Marktführerschaft ist lediglich eine Kreation

Die Zeiten, in denen „Gewinnwarnung“ lediglich eine Aussage darüber war, dass es möglicherweise nächstes Jahr nicht ganz so eine große Steigerung des Gewinns geben könnte, sind vorbei. Der Begriff erhält endlich die Bedeutung, die er hat. Wann taucht eigentlich die „Verlustwarnung“ auf? Die Zahlen aus dem vergangenen Jahr sprechen eine deutliche Sprache.
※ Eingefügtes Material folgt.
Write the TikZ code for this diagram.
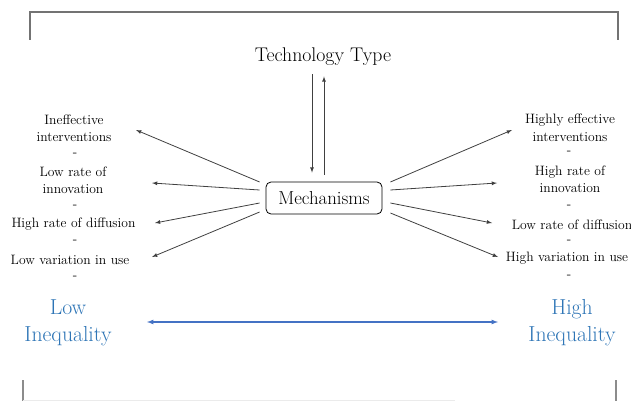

So manches Unternehmen steckt mitten im finanziellen Gewitter. Das erlebt auch Hannes. Der 49-jährige studierte Betriebswirt ist Produktionsleiter und Mitglied der Geschäftsleitung eines internationalen Industriekonzerns. Er gewährt einen Einblick, was auf der Management-Etage eigentlich so gedacht und getan wird. Übrigens: Ein Schmunzeln aufgrund dieser Business-Satire ist durchaus erlaubt.

Jetzt zeichnet sich ab, was Hannes schon längst vermutet hat: Die von der Geschäftsleitung initiierte, organisatorische Übung, die Lagerhaltung auf zwei Länder aufzuteilen, hat sich nicht bewährt. Der Logistikaufwand war zu groß und darum hat man beschlossen, gleich eines der Auslieferungslager zu schließen.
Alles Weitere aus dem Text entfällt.